Haftalarca, şampiyonluk yarışında götünden ter aka aka beygir gibi koşanlar tuttuğun takımdaki delikanlılar, tribünde anım anım anıranlardan biri de sen değil miydin? Şimdi neden hadiseye bağımsız bilirkişi gibi bakıyorsun? Ya da arada Bayer Munich taraftarı oldun da bize mi haber vermedin?

Ah bu sorular sorular sorular...
Cavabı yok kahretsin, yok işte, tek bir cevabı yok!
Lakin...
Senin de bir kabahatin yok dostum, puslu bir kış akşam üstüsü, göğden ağır ağır süzülen bembeyaz bir kar tanesi kadar saf senin pıt pıt atan kocaman yüreğin...
İnan bana, sorun sende değil, sorun teşkil ettiğin derecede. Özünde iyi bir insansın, maneviyatın kuvvetli, tabiatın sevecen. Sendeki bu hasetlik kalıcı değil, bana güven.

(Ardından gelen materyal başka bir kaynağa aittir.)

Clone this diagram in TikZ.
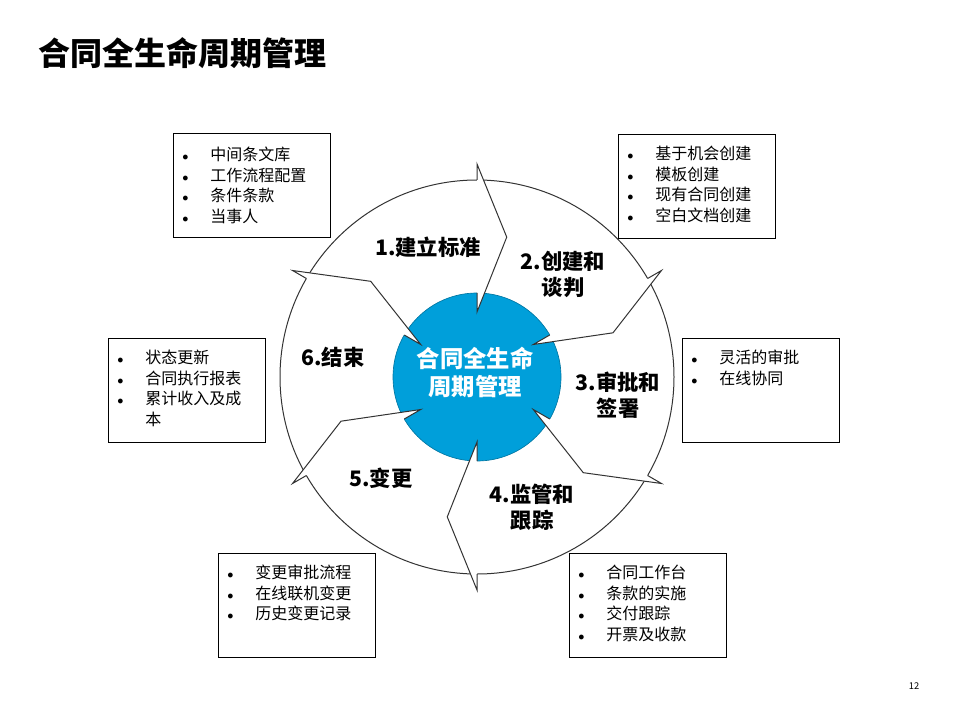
\documentclass[tikz,border=0pt]{standalone}
\usepackage{fontspec}
\setmainfont{Noto Sans CJK SC}
\usetikzlibrary{positioning}
\definecolor{hubblue}{HTML}{009FDA}
\definecolor{ringgray}{HTML}{333333}
\tikzset{
  infobox/.style={draw=black, line width=0.9pt, anchor=north west,
              minimum width=117.75pt, minimum height=78pt, inner sep=0pt},
  listtext/.style={anchor=north west, align=left, inner sep=0pt,
              font=\fontsize{12}{15.4}\selectfont, text=black},
  steplabel/.style={align=center, inner sep=0pt,
              font=\fontsize{16}{19.5}\selectfont\bfseries, text=black},
  hubtext/.style={align=center, inner sep=0pt,
              font=\fontsize{17.5}{21}\selectfont\bfseries, text=white},
  ringedge/.style={draw=ringgray, line width=0.75pt},
}
\newcommand{\listdot}[1]{\makebox[21pt][l]{\fontsize{9}{9}\selectfont$\bullet$}#1}

\begin{document}
\begin{tikzpicture}[x=0.75pt, y=-0.75pt]
  \useasboundingbox[fill=white] (0,0) rectangle (960,720);

  \node[anchor=west, inner sep=0pt, font=\fontsize{24}{28}\selectfont\bfseries] (title) at (38,53) {合同全生命周期管理};

  \node[circle, ringedge, fill=white, minimum size=295.5pt, inner sep=0pt] (ring) at (477,377) {};
  \node[circle, fill=hubblue, draw=hubblue!75!black, line width=0.5pt, minimum size=126pt, inner sep=0pt] (hub) at (477,377) {};

  \begin{scope}[shift={(hub.center)}, x=0.75pt, y=0.75pt]
    \foreach \a in {90,30,-30,-90,-150,150} {
      \fill[white] (\a:213) -- (\a-12:143) -- (\a:65) -- cycle;
      \draw[ringedge] (\a:197) -- (\a:213) -- (\a-12:143) -- (\a:65) -- (\a:84);
    }
  \end{scope}

  \node[hubtext] (hubtxt) at (475,372) {合同全生命\\周期管理};

  \node[steplabel] (s1) at (428,247) {1.建立标准};
  \node[steplabel] (s2) at (563,274) {2.创建和\\谈判};
  \node[steplabel] (s3) at (618,395) {3.审批和\\签署};
  \node[steplabel] (s4) at (532,507) {4.监管和\\跟踪};
  \node[steplabel] (s5) at (381,478) {5.变更};
  \node[steplabel] (s6) at (333,357) {6.结束};

  \node[infobox] (boxA) at (173,133) {};
  \node[listtext] (listA) at ([shift={(9,14)}]boxA.north west)
    {\listdot{中间条文库}\\\listdot{工作流程配置}\\\listdot{条件条款}\\\listdot{当事人}};
  \node[infobox] (boxB) at (618,134) {};
  \node[listtext] (listB) at ([shift={(9,12)}]boxB.north west)
    {\listdot{基于机会创建}\\\listdot{模板创建}\\\listdot{现有合同创建}\\\listdot{空白文档创建}};
  \node[infobox] (boxC) at (682,338) {};
  \node[listtext] (listC) at ([shift={(9,12)}]boxC.north west)
    {\listdot{灵活的审批}\\\listdot{在线协同}};
  \node[infobox] (boxD) at (108,338) {};
  \node[listtext] (listD) at ([shift={(9,12)}]boxD.north west)
    {\listdot{状态更新}\\\listdot{合同执行报表}\\\listdot{累计收入及成}\\\makebox[21pt]{}本};
  \node[infobox] (boxE) at (218,553) {};
  \node[listtext] (listE) at ([shift={(9,12)}]boxE.north west)
    {\listdot{变更审批流程}\\\listdot{在线联机变更}\\\listdot{历史变更记录}};
  \node[infobox] (boxF) at (569,553) {};
  \node[listtext] (listF) at ([shift={(9,12)}]boxF.north west)
    {\listdot{合同工作台}\\\listdot{条款的实施}\\\listdot{交付跟踪}\\\listdot{开票及收款}};

  \node[font=\fontsize{7}{8}\selectfont, inner sep=0pt] (pagenum) at (914,686) {12};
\end{tikzpicture}
\end{document}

Ama allahın belası hayat böyle, ne olur yıpratma artık kendini, toparlan, bak ağaçlar çiçek açtı, onu bırak erikler oldu, karpuz bile çıktı.
Hem bak çok samimi söylüyorum, sizin takım da fena değil. (Bir iki kıl tip var, onları tenzih ederim)
Yiğitçe çarpıştınız, onurunuzla şey yaptınız ve bir sürü başka şey daha...
Bir çok şeyler yaptınız son tahlilde.
Üzülme ve bunu unutma...
Bunu hep aklında tut ve hatırla...
Unutma; çünkü, ah, işte bu unutturma gayretin gözlerimi yaşartıyor.